Exercise requirements
Only the lines from the line that has "Write the D3.js code for this chart." through the line that has "sensors.forEach((s, i) =>" should be reproduced, exactly and with both ends kept.

Records for the task
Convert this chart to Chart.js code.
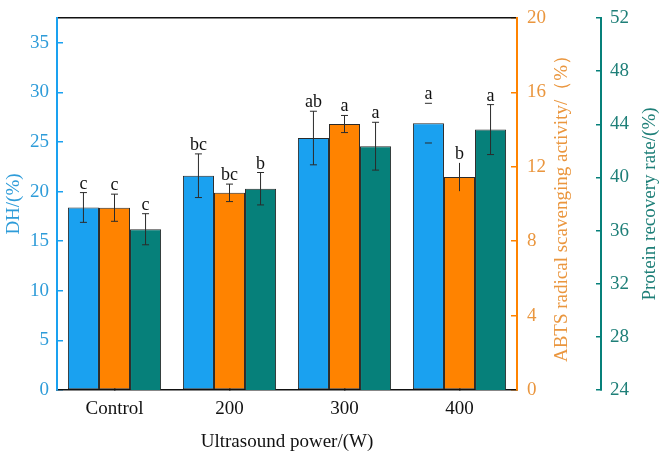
* * *
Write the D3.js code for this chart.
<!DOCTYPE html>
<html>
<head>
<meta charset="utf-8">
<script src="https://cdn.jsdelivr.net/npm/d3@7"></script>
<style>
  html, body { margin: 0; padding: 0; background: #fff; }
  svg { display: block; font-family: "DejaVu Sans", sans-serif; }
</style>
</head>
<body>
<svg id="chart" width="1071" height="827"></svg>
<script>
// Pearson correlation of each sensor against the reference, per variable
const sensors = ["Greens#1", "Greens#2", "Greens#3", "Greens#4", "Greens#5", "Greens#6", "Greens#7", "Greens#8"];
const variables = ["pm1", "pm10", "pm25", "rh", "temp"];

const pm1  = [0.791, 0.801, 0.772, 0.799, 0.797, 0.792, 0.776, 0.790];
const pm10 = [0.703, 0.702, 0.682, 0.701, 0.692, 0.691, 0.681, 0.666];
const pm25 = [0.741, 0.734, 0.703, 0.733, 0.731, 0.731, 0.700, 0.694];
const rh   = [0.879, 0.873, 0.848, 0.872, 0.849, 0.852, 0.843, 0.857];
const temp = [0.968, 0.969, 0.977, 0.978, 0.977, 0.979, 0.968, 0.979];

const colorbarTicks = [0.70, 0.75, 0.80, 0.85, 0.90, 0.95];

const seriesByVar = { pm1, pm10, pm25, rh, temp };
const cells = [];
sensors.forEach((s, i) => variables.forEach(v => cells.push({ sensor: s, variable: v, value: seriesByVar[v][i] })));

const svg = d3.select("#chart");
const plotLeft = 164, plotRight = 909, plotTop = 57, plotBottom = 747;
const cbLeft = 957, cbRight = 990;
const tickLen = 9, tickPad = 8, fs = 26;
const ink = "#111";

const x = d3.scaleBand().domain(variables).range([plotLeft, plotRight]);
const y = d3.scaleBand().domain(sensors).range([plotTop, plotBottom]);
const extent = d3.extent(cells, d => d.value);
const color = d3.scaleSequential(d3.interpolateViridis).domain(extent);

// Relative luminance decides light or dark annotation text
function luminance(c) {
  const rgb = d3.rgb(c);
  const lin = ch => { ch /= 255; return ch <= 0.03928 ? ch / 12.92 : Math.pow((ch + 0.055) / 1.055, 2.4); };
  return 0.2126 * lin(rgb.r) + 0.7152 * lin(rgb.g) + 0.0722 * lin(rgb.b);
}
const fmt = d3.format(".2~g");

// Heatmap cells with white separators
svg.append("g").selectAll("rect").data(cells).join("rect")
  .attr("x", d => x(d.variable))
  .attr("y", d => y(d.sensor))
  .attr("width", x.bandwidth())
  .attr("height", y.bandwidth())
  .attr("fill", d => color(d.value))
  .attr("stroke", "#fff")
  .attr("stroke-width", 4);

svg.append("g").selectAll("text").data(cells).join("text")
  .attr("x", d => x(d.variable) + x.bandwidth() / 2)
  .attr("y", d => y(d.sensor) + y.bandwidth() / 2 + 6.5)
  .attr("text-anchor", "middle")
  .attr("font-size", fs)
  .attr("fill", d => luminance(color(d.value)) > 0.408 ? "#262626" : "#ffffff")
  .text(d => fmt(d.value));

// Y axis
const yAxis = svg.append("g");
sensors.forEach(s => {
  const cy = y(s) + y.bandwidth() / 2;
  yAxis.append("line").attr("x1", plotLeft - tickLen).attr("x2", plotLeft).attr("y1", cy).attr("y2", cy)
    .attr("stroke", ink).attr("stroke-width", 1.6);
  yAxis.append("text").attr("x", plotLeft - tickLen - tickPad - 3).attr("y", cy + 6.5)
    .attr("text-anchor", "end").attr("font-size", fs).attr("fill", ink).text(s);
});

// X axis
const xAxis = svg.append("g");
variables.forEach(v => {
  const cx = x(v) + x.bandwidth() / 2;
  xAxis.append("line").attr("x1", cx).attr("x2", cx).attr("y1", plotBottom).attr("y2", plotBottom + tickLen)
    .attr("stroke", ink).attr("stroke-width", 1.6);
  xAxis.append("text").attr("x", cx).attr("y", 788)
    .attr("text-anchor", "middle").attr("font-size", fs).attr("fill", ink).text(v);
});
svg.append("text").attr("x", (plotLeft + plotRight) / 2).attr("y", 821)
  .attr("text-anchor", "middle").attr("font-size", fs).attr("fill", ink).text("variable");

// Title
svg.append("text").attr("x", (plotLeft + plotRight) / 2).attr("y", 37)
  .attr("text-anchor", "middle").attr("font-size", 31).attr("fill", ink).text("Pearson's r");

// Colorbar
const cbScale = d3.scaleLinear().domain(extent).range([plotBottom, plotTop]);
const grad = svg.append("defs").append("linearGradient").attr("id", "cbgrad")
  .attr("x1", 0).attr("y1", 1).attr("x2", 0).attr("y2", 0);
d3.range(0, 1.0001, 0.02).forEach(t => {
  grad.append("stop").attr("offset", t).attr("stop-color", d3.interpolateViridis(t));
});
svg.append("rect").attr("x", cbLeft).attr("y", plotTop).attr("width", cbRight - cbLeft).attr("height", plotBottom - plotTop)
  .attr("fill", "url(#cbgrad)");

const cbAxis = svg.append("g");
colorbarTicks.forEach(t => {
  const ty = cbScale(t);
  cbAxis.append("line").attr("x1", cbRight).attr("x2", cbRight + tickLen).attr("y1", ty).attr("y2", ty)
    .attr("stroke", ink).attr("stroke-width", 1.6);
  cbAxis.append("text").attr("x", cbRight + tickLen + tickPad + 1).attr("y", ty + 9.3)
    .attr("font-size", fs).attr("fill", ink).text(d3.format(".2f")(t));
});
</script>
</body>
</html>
...
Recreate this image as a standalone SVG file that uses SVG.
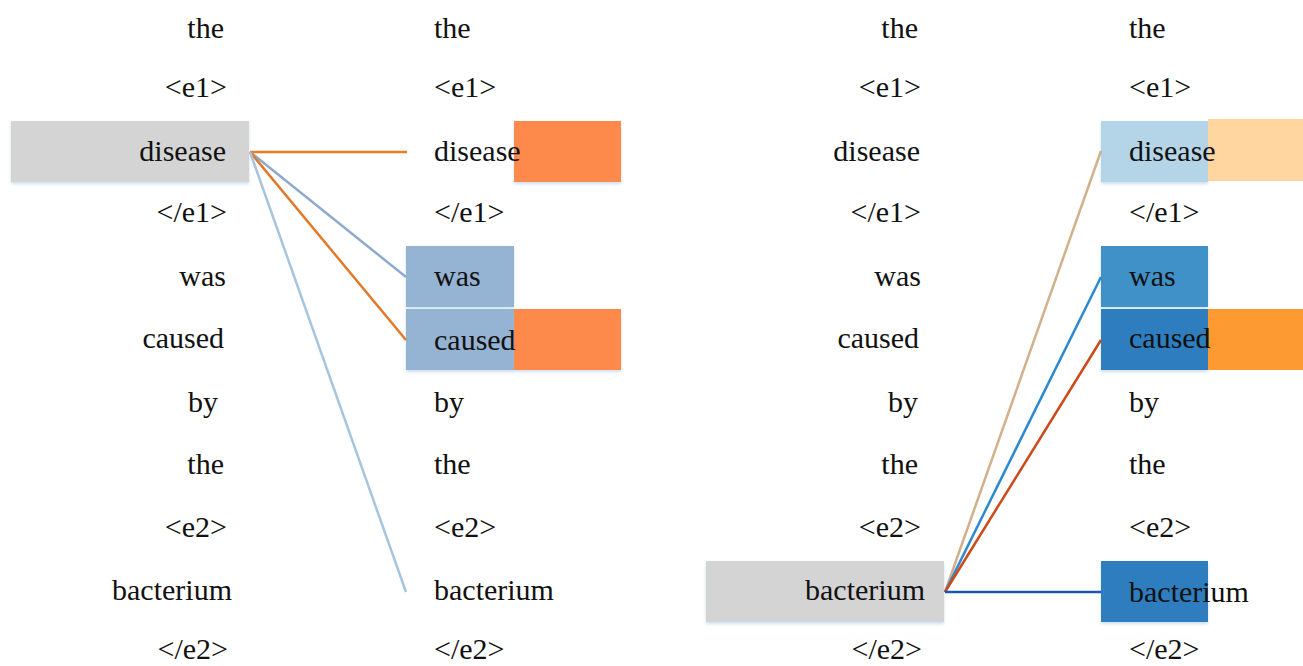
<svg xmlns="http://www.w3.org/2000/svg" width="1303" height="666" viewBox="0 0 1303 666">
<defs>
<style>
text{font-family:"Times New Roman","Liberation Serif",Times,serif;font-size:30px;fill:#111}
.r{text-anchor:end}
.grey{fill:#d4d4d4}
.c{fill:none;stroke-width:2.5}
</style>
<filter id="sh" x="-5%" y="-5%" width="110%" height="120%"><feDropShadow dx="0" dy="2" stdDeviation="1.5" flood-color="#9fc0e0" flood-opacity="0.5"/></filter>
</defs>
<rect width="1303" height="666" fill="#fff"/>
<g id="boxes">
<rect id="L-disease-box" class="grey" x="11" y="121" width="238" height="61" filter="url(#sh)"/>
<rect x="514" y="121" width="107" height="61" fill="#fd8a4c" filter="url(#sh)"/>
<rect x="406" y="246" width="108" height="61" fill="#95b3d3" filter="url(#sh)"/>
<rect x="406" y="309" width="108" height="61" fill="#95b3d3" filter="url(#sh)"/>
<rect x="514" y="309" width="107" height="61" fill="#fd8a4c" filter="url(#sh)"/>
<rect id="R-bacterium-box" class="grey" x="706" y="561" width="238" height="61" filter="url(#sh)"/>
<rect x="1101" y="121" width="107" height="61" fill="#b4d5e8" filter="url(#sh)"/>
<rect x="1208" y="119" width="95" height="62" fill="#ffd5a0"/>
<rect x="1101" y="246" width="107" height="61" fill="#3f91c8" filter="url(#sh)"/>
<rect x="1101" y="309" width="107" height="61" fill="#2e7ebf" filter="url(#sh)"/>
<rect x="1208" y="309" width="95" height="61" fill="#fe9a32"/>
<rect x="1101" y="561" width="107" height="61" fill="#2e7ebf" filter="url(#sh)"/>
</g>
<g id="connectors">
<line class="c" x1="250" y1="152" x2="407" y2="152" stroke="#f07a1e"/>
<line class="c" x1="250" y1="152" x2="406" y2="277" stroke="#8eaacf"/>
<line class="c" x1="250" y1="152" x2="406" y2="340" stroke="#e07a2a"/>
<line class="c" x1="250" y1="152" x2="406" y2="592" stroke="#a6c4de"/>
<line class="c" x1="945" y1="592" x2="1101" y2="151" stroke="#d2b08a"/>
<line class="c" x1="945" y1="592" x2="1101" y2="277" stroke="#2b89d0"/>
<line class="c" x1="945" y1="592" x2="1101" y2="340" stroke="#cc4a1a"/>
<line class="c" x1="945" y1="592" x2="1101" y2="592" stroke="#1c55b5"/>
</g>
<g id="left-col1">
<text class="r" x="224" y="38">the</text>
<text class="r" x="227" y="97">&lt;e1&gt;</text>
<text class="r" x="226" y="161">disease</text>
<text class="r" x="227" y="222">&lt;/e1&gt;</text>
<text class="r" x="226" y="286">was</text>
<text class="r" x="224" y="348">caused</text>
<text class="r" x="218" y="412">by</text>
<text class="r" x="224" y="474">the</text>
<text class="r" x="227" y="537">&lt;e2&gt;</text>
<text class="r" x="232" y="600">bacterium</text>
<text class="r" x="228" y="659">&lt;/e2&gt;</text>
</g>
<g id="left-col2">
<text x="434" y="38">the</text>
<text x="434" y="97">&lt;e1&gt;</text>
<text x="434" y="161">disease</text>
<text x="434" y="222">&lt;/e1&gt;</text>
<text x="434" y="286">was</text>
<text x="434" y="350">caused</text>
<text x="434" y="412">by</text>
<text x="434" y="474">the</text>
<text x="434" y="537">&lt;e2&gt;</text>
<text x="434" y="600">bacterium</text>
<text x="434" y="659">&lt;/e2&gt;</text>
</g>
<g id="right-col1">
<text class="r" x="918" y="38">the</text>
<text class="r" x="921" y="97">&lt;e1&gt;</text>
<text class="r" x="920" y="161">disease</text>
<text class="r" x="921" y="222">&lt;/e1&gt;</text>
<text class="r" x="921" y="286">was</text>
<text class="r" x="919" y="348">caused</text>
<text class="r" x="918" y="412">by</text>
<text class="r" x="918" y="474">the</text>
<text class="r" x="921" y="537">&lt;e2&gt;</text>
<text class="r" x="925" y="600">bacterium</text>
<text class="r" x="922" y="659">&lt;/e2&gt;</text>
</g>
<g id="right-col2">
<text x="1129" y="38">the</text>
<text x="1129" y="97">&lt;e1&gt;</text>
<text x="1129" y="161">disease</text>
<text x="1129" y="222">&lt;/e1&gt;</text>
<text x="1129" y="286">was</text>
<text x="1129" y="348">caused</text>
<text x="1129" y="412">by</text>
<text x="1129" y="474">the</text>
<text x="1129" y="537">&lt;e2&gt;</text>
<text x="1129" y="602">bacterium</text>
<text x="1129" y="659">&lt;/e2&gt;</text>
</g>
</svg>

Result for this exercise
Write the D3.js code for this chart.
<!DOCTYPE html>
<html>
<head>
<meta charset="utf-8">
<script src="https://cdn.jsdelivr.net/npm/d3@7"></script>
<style>
  html, body { margin: 0; padding: 0; background: #fff; }
  svg { display: block; font-family: "DejaVu Sans", sans-serif; }
</style>
</head>
<body>
<svg id="chart" width="1071" height="827"></svg>
<script>
// Pearson correlation of each sensor against the reference, per variable
const sensors = ["Greens#1", "Greens#2", "Greens#3", "Greens#4", "Greens#5", "Greens#6", "Greens#7", "Greens#8"];
const variables = ["pm1", "pm10", "pm25", "rh", "temp"];

const pm1  = [0.791, 0.801, 0.772, 0.799, 0.797, 0.792, 0.776, 0.790];
const pm10 = [0.703, 0.702, 0.682, 0.701, 0.692, 0.691, 0.681, 0.666];
const pm25 = [0.741, 0.734, 0.703, 0.733, 0.731, 0.731, 0.700, 0.694];
const rh   = [0.879, 0.873, 0.848, 0.872, 0.849, 0.852, 0.843, 0.857];
const temp = [0.968, 0.969, 0.977, 0.978, 0.977, 0.979, 0.968, 0.979];

const colorbarTicks = [0.70, 0.75, 0.80, 0.85, 0.90, 0.95];

const seriesByVar = { pm1, pm10, pm25, rh, temp };
const cells = [];
sensors.forEach((s, i) => variables.forEach(v => cells.push({ sensor: s, variable: v, value: seriesByVar[v][i] })));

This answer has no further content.